#### [PROVIDED DATA]
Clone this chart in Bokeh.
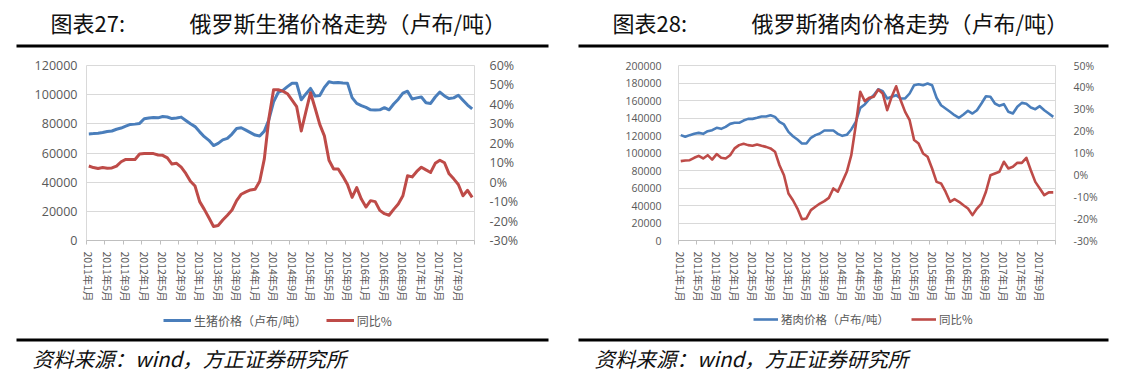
from bokeh.plotting import figure
from bokeh.models import (Range1d, LinearAxis, FixedTicker, PrintfTickFormatter,
                          Label, BoxAnnotation, Legend, LegendItem, ColumnDataSource, Grid)
from bokeh.layouts import row, column
from bokeh.embed import file_html
from bokeh.resources import INLINE

months = [f"{y}年{m}月" for y in range(2011, 2018) for m in range(1, 13)]
tick_idx = list(range(0, 84, 4))
tick_labels = [months[i] for i in tick_idx]

hog_price = [73100, 73300, 73600, 74000, 74700, 75100, 76300, 77100, 78400, 79600,
             79800, 80300, 83500, 84000, 84400, 84100, 85000, 84700, 83600, 84000,
             84600, 82300, 80000, 78100, 74500, 71200, 68700, 65100, 66600, 69000,
             70000, 73000, 76800, 77300, 75700, 74000, 72300, 71700, 75000, 83000,
             95000, 101500, 102900, 105500, 107800, 107800, 96500, 100500, 104300, 99000,
             99500, 105000, 108800, 108100, 108400, 108000, 107900, 98000, 94000, 92500,
             91300, 89600, 89500, 89600, 91100, 89600, 93600, 96900, 101100, 102400,
             97000, 97800, 98400, 94500, 94000, 98400, 101800, 99100, 97300, 97800,
             99600, 96200, 92900, 90200]
hog_yoy = [8.3, 7.5, 7.0, 7.5, 7.2, 7.3, 8.3, 10.5, 11.7, 11.7,
           11.7, 14.5, 14.7, 14.7, 14.7, 14.0, 13.8, 12.5, 9.3, 9.7,
           7.7, 4.5, 0.5, -2.0, -10.0, -14.0, -18.3, -22.8, -22.3, -19.5,
           -17.0, -14.3, -9.5, -6.2, -5.0, -4.0, -3.7, 0.5, 12.0, 33.0,
           47.5, 47.5, 46.8, 45.5, 42.2, 38.8, 26.3, 36.3, 46.0, 38.0,
           29.7, 23.8, 11.3, 6.8, 6.8, 3.0, -1.2, -7.8, -2.8, -8.7,
           -12.8, -9.5, -10.0, -14.5, -16.2, -17.0, -14.0, -11.2, -7.0, 3.3,
           2.7, 5.5, 7.7, 6.3, 5.0, 9.7, 11.3, 10.0, 4.3, 1.7,
           -1.2, -7.0, -4.2, -7.8]
pork_price = [120400, 118500, 120400, 121900, 123000, 121900, 124900, 126100, 128800, 127600,
              129900, 133300, 134500, 134500, 137100, 139000, 139000, 140200, 141700, 141700,
              143200, 141300, 135600, 132600, 124200, 119200, 115400, 110900, 110900, 117400,
              120400, 122300, 125700, 125700, 125700, 121900, 119600, 120800, 126900, 135600,
              151600, 155500, 161500, 166100, 172900, 170600, 162300, 164200, 166100, 162300,
              162300, 168000, 177500, 178600, 177500, 179400, 177500, 163100, 154600, 150900,
              147100, 143200, 140200, 144000, 148200, 145100, 148900, 156600, 164900, 164200,
              156600, 153900, 155800, 147100, 145100, 152800, 157300, 156200, 152000, 150100,
              153500, 148900, 145100, 141300]
pork_yoy = [6.3, 6.6, 6.7, 7.8, 8.7, 7.5, 9.0, 7.0, 9.5, 7.8,
            7.5, 9.0, 12.1, 13.6, 14.2, 13.6, 13.3, 13.9, 13.3, 12.8,
            12.1, 10.6, 4.4, -0.2, -8.5, -11.6, -15.4, -20.3, -19.9, -16.1,
            -14.6, -13.1, -12.0, -10.5, -6.2, -7.7, -3.2, 1.4, 9.0, 22.7,
            38.0, 33.7, 35.2, 35.7, 39.0, 37.2, 29.6, 35.7, 40.5, 34.1,
            28.8, 25.0, 15.9, 14.3, 9.8, 8.3, 2.9, -3.2, -3.9, -7.7,
            -12.3, -11.1, -12.3, -13.9, -15.4, -18.4, -15.4, -13.1, -7.7, -0.2,
            0.6, 1.4, 6.0, 2.9, 3.7, 5.5, 5.5, 7.8, 2.1, -3.2,
            -6.2, -9.3, -8.0, -8.0]

BLUE = "#4A7EBB"
RED = "#BE4B48"
CJK = "Noto Sans CJK SC"
NUM = "Open Sans"
GRAY = "#595959"
TOTAL_W, PANEL_W = 1122, 561
HEAD_H, CHART_H, FOOT_H = 52, 258, 68
CHART_TOP = HEAD_H
FOOT_TOP = HEAD_H + CHART_H


def blank(h):
    p = figure(width=TOTAL_W, height=h, output_backend="svg", toolbar_location=None,
               x_range=Range1d(0, TOTAL_W), y_range=Range1d(0, h),
               x_axis_type=None, y_axis_type=None, min_border=0,
               outline_line_color=None, background_fill_color="white",
               border_fill_color="white")
    p.grid.visible = False
    return p


def rule(p, h, left, right, y_top, y_bot):
    p.add_layout(BoxAnnotation(left=left, right=right, bottom=h - y_bot, top=h - y_top,
                               left_units="screen", right_units="screen",
                               bottom_units="screen", top_units="screen",
                               fill_color="black", fill_alpha=1.0, line_color=None,
                               line_alpha=0))


def text(p, h, x, y, t, size, style="normal"):
    p.add_layout(Label(x=x, y=h - y, x_units="screen", y_units="screen", text=t,
                       text_font=CJK, text_font_size=size, text_font_style=style,
                       text_baseline="middle", text_color="#111111"))


def make_chart(src, cfg):
    p = figure(width=PANEL_W, height=CHART_H, output_backend="svg", toolbar_location=None,
               x_range=Range1d(-0.5, 83.5), y_range=Range1d(0, cfg["ymax"]),
               x_axis_type=None, y_axis_type=None,
               min_border_left=cfg["bl"], min_border_right=cfg["br"],
               min_border_top=cfg["ft"] - CHART_TOP,
               min_border_bottom=FOOT_TOP - cfg["fb"],
               background_fill_color="white", border_fill_color="white",
               outline_line_color="#d9d9d9")
    p.extra_y_ranges = {"pct": Range1d(cfg["pmin"], cfg["pmax"])}

    yt = list(range(0, cfg["ymax"] + 1, 20000))
    p.add_layout(Grid(dimension=1, ticker=FixedTicker(ticks=yt), grid_line_color="#d9d9d9"))

    ly = LinearAxis(ticker=FixedTicker(ticks=yt), formatter=PrintfTickFormatter(format="%d"),
                    major_tick_line_color=None, minor_tick_line_color=None,
                    axis_line_color=None, major_label_text_color=GRAY,
                    major_label_text_font=NUM, major_label_text_font_size=cfg["fs"],
                    major_label_standoff=cfg["sl"])
    p.add_layout(ly, "left")

    pt = list(range(cfg["pmin"], cfg["pmax"] + 1, 10))
    ry = LinearAxis(y_range_name="pct", ticker=FixedTicker(ticks=pt),
                    formatter=PrintfTickFormatter(format="%d%%"),
                    major_tick_line_color=None, minor_tick_line_color=None,
                    axis_line_color=None, major_label_text_color=GRAY,
                    major_label_text_font=NUM, major_label_text_font_size=cfg["fs"],
                    major_label_standoff=cfg["sr"])
    p.add_layout(ry, "right")

    bx = LinearAxis(ticker=FixedTicker(ticks=tick_idx,
                                       minor_ticks=[i - 0.5 for i in range(0, 85, 4)]),
                    major_label_overrides={i: lab for i, lab in zip(tick_idx, tick_labels)},
                    major_label_orientation="vertical",
                    major_tick_line_color=None, major_tick_in=0, major_tick_out=4,
                    minor_tick_line_color="#bfbfbf", minor_tick_in=0, minor_tick_out=4,
                    axis_line_color="#bfbfbf", major_label_text_color=GRAY,
                    major_label_text_font=CJK, major_label_text_font_size="10.5px",
                    major_label_standoff=7)
    p.add_layout(bx, "below")

    p.line("x", "price", source=src, line_color=BLUE, line_width=cfg["lw"],
           line_join="round")
    p.line("x", "yoy", source=src, y_range_name="pct", line_color=RED,
           line_width=cfg["lw"], line_join="round")
    return p


def add_legend(f, src, cfg):
    # legend keys: same series, mapped to an off-screen range so only the keys show
    kb = f.line("x", "price", source=src, line_color=BLUE, line_width=cfg["lw"],
                y_range_name="off")
    kr = f.line("x", "yoy", source=src, line_color=RED, line_width=cfg["lw"],
                y_range_name="off")
    leg = Legend(items=[LegendItem(label=cfg["leg1"], renderers=[kb]),
                        LegendItem(label="同比%", renderers=[kr])],
                 orientation="horizontal",
                 location=(cfg["legx"], 378 - cfg["legy"] - 6),
                 glyph_width=cfg["gw"], glyph_height=12, label_height=12,
                 label_standoff=3, spacing=cfg["legsp"], padding=0, margin=0,
                 border_line_color=None, background_fill_alpha=0,
                 label_text_font=CJK, label_text_font_size=cfg["legfs"],
                 label_text_color=GRAY)
    f.add_layout(leg)


cfg1 = dict(ymax=120000, pmin=-30, pmax=60, bl=86, br=87, ft=61, fb=241,
            fs="12.5px", sl=3, sr=9, lw=3, leg1="生猪价格（卢布/吨）",
            legx=163, legy=322.7, gw=28, legsp=19, legfs="12px")
cfg2 = dict(ymax=200000, pmin=-30, pmax=50, bl=117, br=67, ft=65, fb=240,
            fs="10.5px", sl=11, sr=12, lw=2.6, leg1="猪肉价格（卢布/吨）",
            legx=753, legy=320.5, gw=25, legsp=22, legfs="11.5px")

src1 = ColumnDataSource(dict(x=list(range(84)), price=hog_price, yoy=hog_yoy))
src2 = ColumnDataSource(dict(x=list(range(84)), price=pork_price, yoy=pork_yoy))

# header strip: figure numbers, titles, rules
head = blank(HEAD_H)
text(head, HEAD_H, 50, 21.5, "图表27:", "22px")
text(head, HEAD_H, 189, 21.5, "俄罗斯生猪价格走势（卢布/吨）", "22px")
text(head, HEAD_H, 612, 21.5, "图表28:", "22px")
text(head, HEAD_H, 751, 21.5, "俄罗斯猪肉价格走势（卢布/吨）", "22px")
rule(head, HEAD_H, 16, 548, 44, 47)
rule(head, HEAD_H, 578, 1108, 44, 47)

# footer strip: legends, rules and sources
foot = blank(FOOT_H)
foot.extra_y_ranges = {"off": Range1d(1e7, 2e7)}
add_legend(foot, src1, cfg1)
add_legend(foot, src2, cfg2)
rule(foot, FOOT_H, 16, 548, 338 - FOOT_TOP, 341 - FOOT_TOP)
rule(foot, FOOT_H, 578, 1108, 338 - FOOT_TOP, 341 - FOOT_TOP)
text(foot, FOOT_H, 32, 357 - FOOT_TOP, "资料来源：wind，方正证券研究所", "20.5px", "italic")
text(foot, FOOT_H, 594, 357 - FOOT_TOP, "资料来源：wind，方正证券研究所", "20.5px", "italic")

charts = row(make_chart(src1, cfg1), make_chart(src2, cfg2), spacing=0)
layout = column(head, charts, foot, spacing=0)
open("out.html", "w").write(file_html(layout, INLINE))
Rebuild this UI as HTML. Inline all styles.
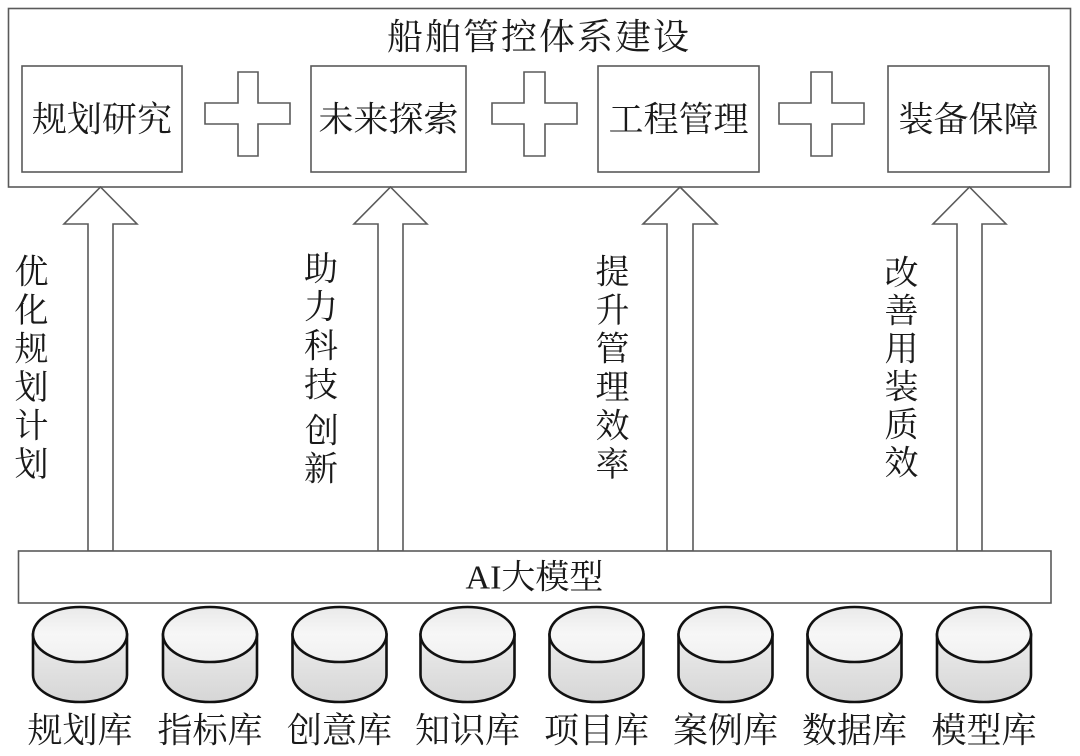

#### [STATED GOAL]
Begin with the first line of the entries above and write out each line exactly, ending with the line containing "tick_labels = [months[i] for i in tick_idx]". Leave out pictures.

#### [RESPONSE BELOW]
Clone this chart in Bokeh.
from bokeh.plotting import figure
from bokeh.models import (Range1d, LinearAxis, FixedTicker, PrintfTickFormatter,
                          Label, BoxAnnotation, Legend, LegendItem, ColumnDataSource, Grid)
from bokeh.layouts import row, column
from bokeh.embed import file_html
from bokeh.resources import INLINE

months = [f"{y}年{m}月" for y in range(2011, 2018) for m in range(1, 13)]
tick_idx = list(range(0, 84, 4))
tick_labels = [months[i] for i in tick_idx]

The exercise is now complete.